* Task inputs
**********
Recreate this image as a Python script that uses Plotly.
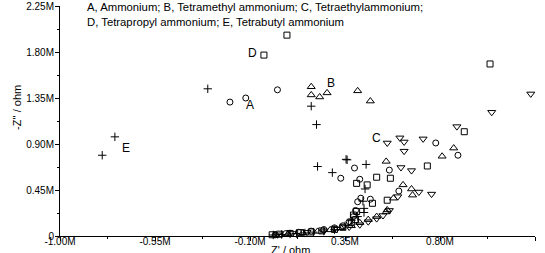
import plotly.graph_objects as go

# Series values (ohm, in units of 1e6)
A_x = [-0.195, -0.12, 0.03, 0.78, 0.885, 0.395, 0.56, 0.33, 0.42, 0.605, 0.41, 0.425, 0.47, 0.40, 0.39, 0.37, 0.34, 0.30, 0.25, 0.19, 0.13, 0.07, 0.02]
A_y = [1.31, 1.35, 1.43, 0.91, 0.79, 0.665, 0.645, 0.565, 0.555, 0.44, 0.335, 0.37, 0.36, 0.25, 0.19, 0.14, 0.10, 0.080, 0.063, 0.048, 0.036, 0.024, 0.012]

B_x = [0.19, 0.19, 0.23, 0.265, 0.41, 0.47, 0.545, 0.81, 0.865, 0.625, 0.665, 0.67, 0.58, 0.55, 0.545, 0.50, 0.46, 0.42, 0.38, 0.33, 0.28, 0.22, 0.15, 0.08, 0.02]
B_y = [1.46, 1.38, 1.36, 1.40, 1.42, 1.32, 0.73, 0.78, 0.86, 0.50, 0.46, 0.40, 0.37, 0.255, 0.235, 0.19, 0.16, 0.13, 0.10, 0.080, 0.060, 0.045, 0.032, 0.020, 0.010]

C_x = [1.23, 1.045, 0.88, 0.72, 0.63, 0.61, 0.55, 0.63, 0.615, 0.665, 0.70, 0.76, 0.60, 0.56, 0.53, 0.50, 0.46, 0.42, 0.37, 0.31, 0.25, 0.17, 0.10, 0.03]
C_y = [1.39, 1.21, 1.07, 0.95, 0.92, 0.96, 0.91, 0.83, 0.67, 0.64, 0.43, 0.41, 0.385, 0.25, 0.20, 0.17, 0.14, 0.11, 0.088, 0.066, 0.050, 0.036, 0.025, 0.012]

D_x = [-0.034, 0.075, 1.037, 0.915, 0.74, 0.50, 0.565, 0.405, 0.455, 0.55, 0.48, 0.405, 0.39, 0.40, 0.38, 0.34, 0.30, 0.24, 0.19, 0.14, 0.09, 0.04, 0.005]
D_y = [1.77, 1.965, 1.683, 1.02, 0.685, 0.575, 0.565, 0.515, 0.50, 0.35, 0.32, 0.24, 0.205, 0.16, 0.13, 0.085, 0.065, 0.050, 0.040, 0.033, 0.025, 0.018, 0.012]

E_x = [-0.80, -0.74, -0.30, 0.19, 0.215, 0.22, 0.29, 0.355, 0.36, 0.45, 0.445, 0.435, 0.44, 0.44, 0.41, 0.38, 0.35, 0.30, 0.25, 0.20, 0.16, 0.12, 0.09, 0.05, 0.01]
E_y = [0.79, 0.97, 1.44, 1.27, 1.09, 0.68, 0.62, 0.75, 0.745, 0.70, 0.46, 0.34, 0.27, 0.23, 0.19, 0.15, 0.10, 0.062, 0.048, 0.038, 0.030, 0.024, 0.020, 0.015, 0.010]

series_names = ["Ammonium", "Tetramethyl ammonium", "Tetraethylammonium", "Tetrapropyl ammonium", "Tetrabutyl ammonium"]
series_labels = ["A", "B", "C", "D", "E"]
label_x = [-0.10, 0.284, 0.497, -0.086, -0.687]
label_y = [1.28, 1.50, 0.96, 1.79, 0.86]

x_tickvals = [-1.00, -0.55, -0.10, 0.35, 0.80, 1.25]
x_ticktext = ["-1.00M", "-0.55M", "-0.10M", "0.35M", "0.80M", "1.25M"]
y_tickvals = [0, 0.45, 0.90, 1.35, 1.80, 2.25]
y_ticktext = ["0", "0.45M", "0.90M", "1.35M", "1.80M", "2.25M"]

M = 1e6
symbols = ["circle-open", "triangle-up-open", "triangle-down-open", "square-open", "cross-thin-open"]
xs = [A_x, B_x, C_x, D_x, E_x]
ys = [A_y, B_y, C_y, D_y, E_y]
sizes = [6, 7, 7, 6, 6]

FONT = "Liberation Sans, Arial, sans-serif"

fig = go.Figure()
for name, sym, x, y, s in zip(series_names, symbols, xs, ys, sizes):
    fig.add_trace(go.Scatter(
        x=[v * M for v in x], y=[v * M for v in y], mode="markers", name=name,
        marker=dict(symbol=sym, size=s, color="black", line=dict(color="black", width=1)),
        cliponaxis=False,
    ))

for lab, lx, ly in zip(series_labels, label_x, label_y):
    fig.add_annotation(x=lx * M, y=ly * M, text=lab, showarrow=False,
                       font=dict(family=FONT, size=12, color="black"))

fig.add_annotation(xref="paper", yref="paper", x=0.052, y=1.03, xanchor="left", yanchor="top",
                   text="A, Ammonium; B, Tetramethyl ammonium; C, Tetraethylammonium;<br>D, Tetrapropyl ammonium; E, Tetrabutyl ammonium",
                   align="left", showarrow=False, font=dict(family=FONT, size=11.3, color="black"))

fig.add_annotation(xref="paper", yref="paper", x=0.485, y=-0.025, xanchor="center", yanchor="top",
                   text="Z' / ohm", showarrow=False, font=dict(family=FONT, size=11, color="black"))
fig.add_annotation(xref="paper", yref="paper", x=-0.0905, y=0.557, xanchor="center", yanchor="middle",
                   text="-Z'' / ohm", textangle=-90, showarrow=False, font=dict(family=FONT, size=11, color="black"))

axis_common = dict(showgrid=False, zeroline=False, showline=True, linecolor="black", linewidth=1,
                   ticks="outside", ticklen=4, tickcolor="black", mirror=False, automargin=False,
                   tickfont=dict(family=FONT, size=10, color="black"))

fig.update_xaxes(range=[-1.0 * M, 1.25 * M], tickmode="array",
                 tickvals=[v * M for v in x_tickvals], ticktext=x_ticktext, ticklabelstandoff=-8,
                 minor=dict(ticks="outside", ticklen=2, tick0=-1.0 * M, dtick=0.225 * M, tickcolor="black"),
                 **axis_common)
fig.update_yaxes(range=[0, 2.25 * M], tickmode="array",
                 tickvals=[v * M for v in y_tickvals], ticktext=y_ticktext, ticklabelstandoff=-1,
                 minor=dict(ticks="outside", ticklen=2, tick0=0, dtick=0.225 * M, tickcolor="black"),
                 **axis_common)

fig.update_layout(width=545, height=253, margin=dict(l=60, r=10, t=6, b=17),
                  paper_bgcolor="white", plot_bgcolor="white", showlegend=False)

fig.write_html("out.html", config={"displayModeBar": False},
               post_script="document.body.style.margin='0';document.body.style.overflow='hidden';")
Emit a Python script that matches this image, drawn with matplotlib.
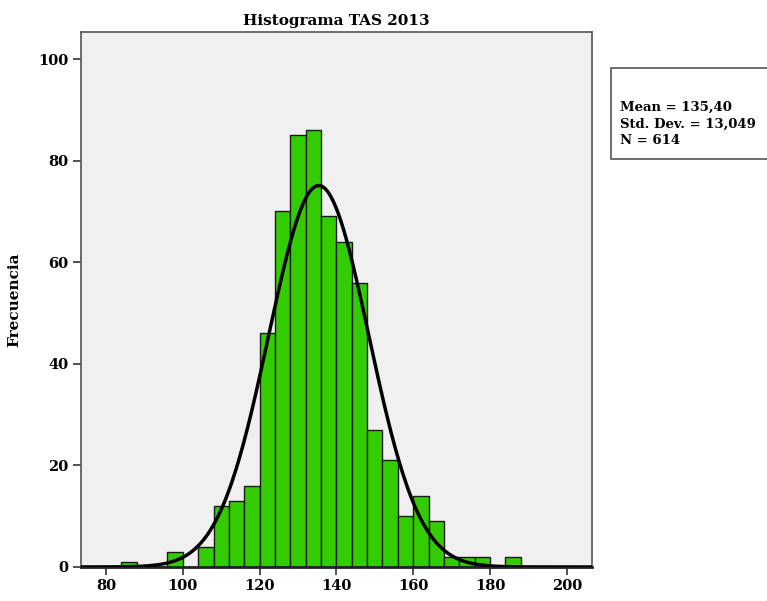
import numpy as np
import matplotlib.pyplot as plt

# histogram bins (left edges, width 4) and counts
bin_left = [84, 96, 104, 108, 112, 116, 120, 124, 128, 132, 136, 140, 144,
            148, 152, 156, 160, 164, 168, 172, 176, 184]
counts = [1, 3, 4, 12, 13, 16, 46, 70, 85, 86, 69, 64, 56,
          27, 21, 10, 14, 9, 2, 2, 2, 2]
bin_width = 4
mean, sd, n = 135.40, 13.049, 614

xticks = [80, 100, 120, 140, 160, 180, 200]
yticks = [0, 20, 40, 60, 80, 100]

plt.rcParams['font.family'] = ['DejaVu Serif']
plt.rcParams['font.weight'] = 'bold'

fig = plt.figure(figsize=(7.67, 6.01), dpi=100)
ax = fig.add_axes([0.1056, 0.0566, 0.666, 0.890])
ax.set_facecolor('#f0f0f0')

ax.bar(bin_left, counts, width=bin_width, align='edge',
       color='#33cc00', edgecolor='#1a1a1a', linewidth=1.0, zorder=2)

# fitted normal curve from the reported mean / sd
xs = np.linspace(73, 207, 400)
ys = n * bin_width / (sd * np.sqrt(2 * np.pi)) * np.exp(-0.5 * ((xs - mean) / sd) ** 2)
ax.plot(xs, ys, color='black', linewidth=2.5, zorder=3)

ax.set_xlim(73.5, 206.5)
ax.set_ylim(0, 105.3)
ax.set_xticks(xticks)
ax.set_yticks(yticks)
ax.tick_params(direction='out', length=6, width=1.2, color='#333333',
               labelsize=10.5, pad=3)
for lab in ax.get_xticklabels() + ax.get_yticklabels():
    lab.set_fontweight('bold')
for s in ax.spines.values():
    s.set_color('#555555')
    s.set_linewidth(1.2)
ax.spines['bottom'].set_color('#222222')
ax.spines['bottom'].set_linewidth(2)

ax.set_title('Histograma TAS 2013', fontsize=11, fontweight='bold', pad=5)
ax.set_ylabel('Frecuencia', fontsize=11, fontweight='bold', labelpad=12)

# stats box
fig.patches.append(plt.Rectangle((611 / 767, 1 - 159 / 601), 170 / 767, 91 / 601,
                                 transform=fig.transFigure, facecolor='white',
                                 edgecolor='#555555', linewidth=1.2))
fig.text(620 / 767, 1 - 124 / 601,
         'Mean = 135,40\nStd. Dev. = 13,049\nN = 614',
         fontsize=9.5, fontweight='bold', va='center', ha='left',
         linespacing=1.35)

fig.savefig('out.png', dpi=100)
**********
* Exercise aim
Give only the lines from the one with "Emit a Python" to the one with "import matplotlib.pyplot as plt", both included, again and exactly; leave the images out.

* Expected output
Emit a Python script that matches this image, drawn with matplotlib.
import numpy as np
import matplotlib.pyplot as plt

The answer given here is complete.